To start with, M. Night Shyamalan has tried to condense an entire series into a one-and-a-half hour long film, which obviously makes more sense than trying to condense all THREE seasons into one film, but this still means you’re likely to lose a lot of impact if you’re not very careful with what parts you cover. Everything gets introduced very quickly, and as such it means that characters announce themselves so that everyone knows who all the characters are straight away in a completely untactful manner (i.e. “My name is Prince Zuko, and I demand you give me your elderly.” – actual line of dialogue. True fact.), and from this point on there is a lot of untactful announcements of actions that are to come (i.e. “We should go to these small cities and liberate them. Shall we do this?” “Yes.” – more actual dialogue. Yes, it keeps going…). The whole script, from start to finish, seemed to have whole sections of disjointed lines of dialogue that didn’t have any point.

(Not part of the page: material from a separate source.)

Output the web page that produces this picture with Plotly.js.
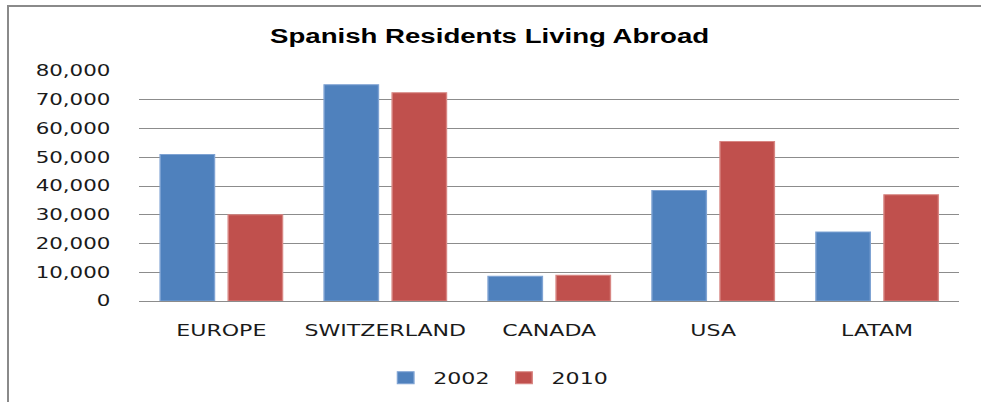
<!DOCTYPE html>
<html>
<head>
<meta charset="utf-8">
<script src="https://cdn.plot.ly/plotly-3.0.1.min.js"></script>
<style>
  html, body { margin: 0; padding: 0; background: #fff; }
  #wrap { position: relative; width: 981px; height: 402px; overflow: hidden; }
  /* The reference is a horizontally stretched chart: draw it narrower and stretch it the same way */
  #chart { position: absolute; left: 0; top: 0; width: 711px; height: 402px;
           transform: scaleX(1.38); transform-origin: 0 0; }
  #frame { position: absolute; left: 7px; top: 5px; width: 1100px; height: 600px;
           border-left: 2px solid #8a8a8a; border-top: 2px solid #8a8a8a; pointer-events: none; }
</style>
</head>
<body>
<div id="wrap">
  <div id="chart"></div>
  <div id="frame"></div>
</div>
<script>
const categories = ['EUROPE', 'SWITZERLAND', 'CANADA', 'USA', 'LATAM'];
const series2002 = [51000, 75200, 8600, 38400, 24000];
const series2010 = [30000, 72400, 9000, 55500, 37000];
const seriesNames = ['2002', '2010'];
const yTickVals = [0, 10000, 20000, 30000, 40000, 50000, 60000, 70000, 80000];
const yTickText = ['0', '10,000', '20,000', '30,000', '40,000', '50,000', '60,000', '70,000', '80,000'];
const chartTitle = 'Spanish Residents Living Abroad';

const traces = [
  { type: 'bar', name: seriesNames[0], x: categories, y: series2002,
    marker: { color: '#4F81BD', line: { color: '#7FA3D3', width: 1 } } },
  { type: 'bar', name: seriesNames[1], x: categories, y: series2010,
    marker: { color: '#C0504D', line: { color: '#D88683', width: 1 } } }
];

const layout = {
  width: 711, height: 402,
  margin: { l: 100.7, r: 16.1, t: 70.5, b: 100.5, autoexpand: false },
  paper_bgcolor: '#ffffff', plot_bgcolor: '#ffffff',
  font: { family: 'DejaVu Sans, Verdana, sans-serif', color: '#1a1a1a', size: 15 },
  title: { text: chartTitle, font: { family: 'Liberation Sans, Arial, sans-serif', size: 20, weight: 'bold', color: '#000' },
           x: 0.499, xref: 'container', xanchor: 'center', y: 0.911, yref: 'container', yanchor: 'middle' },
  barmode: 'group', bargap: 0.17, bargroupgap: 0.2,
  showlegend: true,
  legend: { orientation: 'h', x: 0.436, xanchor: 'center', y: 0.06, yref: 'container', yanchor: 'middle',
            font: { size: 16, color: '#1a1a1a' }, itemwidth: 30, traceorder: 'normal' },
  xaxis: { type: 'category', showgrid: false, showline: false, zeroline: false, automargin: false,
           ticks: '', tickfont: { size: 16 }, ticklabelstandoff: 18, fixedrange: true },
  yaxis: { range: [0, 80000], tickvals: yTickVals, ticktext: yTickText, automargin: false,
           showgrid: true, gridcolor: '#8c8c8c', gridwidth: 1,
           zeroline: true, zerolinecolor: '#8c8c8c', zerolinewidth: 1,
           showline: false, ticks: '', tickfont: { size: 15.5 }, ticklabelstandoff: 20, fixedrange: true }
};

Plotly.newPlot('chart', traces, layout, { displayModeBar: false, staticPlot: true });
</script>
</body>
</html>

M. Night Shyamalan’s coverage of the events of the first season definitely manages to get all of the important bits in, that’s for sure. Only thing is that it completely at the expense of any kind of coherency of any kind. The storyline doesn’t so much progress, but more jumps about from bit to bit. One scene, the characters will be doing something in one place, and then the next they’ll suddenly be somewhere else without any explanation of how they got there. The plot starts becoming so full of holes, Shyamalan might well have written it on Swiss cheese. As well as this, he’s managed to write in this annoying narration that keeps cropping up at inappropriate times during the film. Sure, the series is narrated in part by the character of Katara (played here by Nicola Peltz), but in certain scenes during the film such as when they arrive at the Northern Water Tribe, it’s no longer a narration but a full-on audio description. Literally, the narration is telling the audience about things they are ACTUALLY WATCHING. It doesn’t enhance the viewing or tell us anything we don’t know, but instead is purely annoying and not much else.

Despite this, The Last Airbender did have some good effects going for it – the way they managed to achieve the bending of the elements was very well pulled off, but it was clear that a vast majority of the budget had gone on that as Aang’s flying Bison Appa made all of about 3 appearances throughout the entire film, even though in the series he’s pretty much part of the main cast. Obviously, there was a bit too much to animate there, and instead Shyamalan spent the money on cool Fire and Water effects instead. Even with this in mind, seeing the film in 3D wasn’t all that much more impressive as there were no real bits throughout the film that really made very good use of the 3D effects technology. Instead, you end up seeing the film with slightly better depth perception rather than having huge towering flames or water pulses flying out the screen at you like I would have expected.

On top of this, the acting left a lot to be desired. Newcomer Noah Ringer plays Aang (here pronounced “Arh-ng” instead of the original “Aa-ng” for some reason) and does as good a job as can be expected from someone relatively new to the big time, but being the central character you would expect Shyamalan to work with him to be as believable as possible, and that didn’t seem to have happened. Jackson Rathbone’s character of Sokka (again, now pronounced “Sow-kah” instead) was made out to be this serious hunter-warrior type when he’s actually more of the comic relief in the series as well as that. It’s easy to see why he’s becoming more successful for his role in The Twilight Saga, because the writing of the characters here didn’t help him much.

What I also couldn’t understand and generally confused me throughout the film was why the Fire Nation were suddenly all Indian. Shyamalan may be Indian in origin himself, but casting an entire nation of evil guys bend on enslaving the rest of the world as entirely Indian when the other nations are American or Asian has GOT to be a little Un-P.C., right? It wasn’t like that in the series (all the nations were generally Asian), so why is it suddenly like that now? More to the point, why is it that Uncle Iroh (Shaun Taub) looks nothing like the character he’s meant to play, and is part of the Fire Nation and speaks with a SPANISH accent? Its parts like these that generally make less and less sense as the film goes on. The only saving grace is Dev Patel as Prince Zuko. He plays his part with conviction, even though his character is written into doing actions that have no explanation other than setting things up for stuff that happens after the film has ended, such as his sister being favored over him for her Firebending skills.

Generally, I felt that not unlike the visual effects of the film, the script and the characters were surprisingly two-dimensional. Not only that, but it is now confirmed that there are to be another 2 films (at least) to follow this one in order to complete the storyline. If these are going to take off in any way, then Shyamalan is going to have to do considerably better than what he’s done with this film. It’s not even that the film wouldn’t have done well anyway – in fact, with the right approach to it, The Last Airbender could have been something really great. Only, it hasn’t, and there’s no changing that now.

Perhaps I’m being a bit harsh considering that this IS a film directed mostly at a younger age group, but I’m giving The Last Airbender a 4 out of 10 and that’s mostly just because I liked the series for its originality and because just a little of that made it through to the film, but probably not enough to make me go back for more.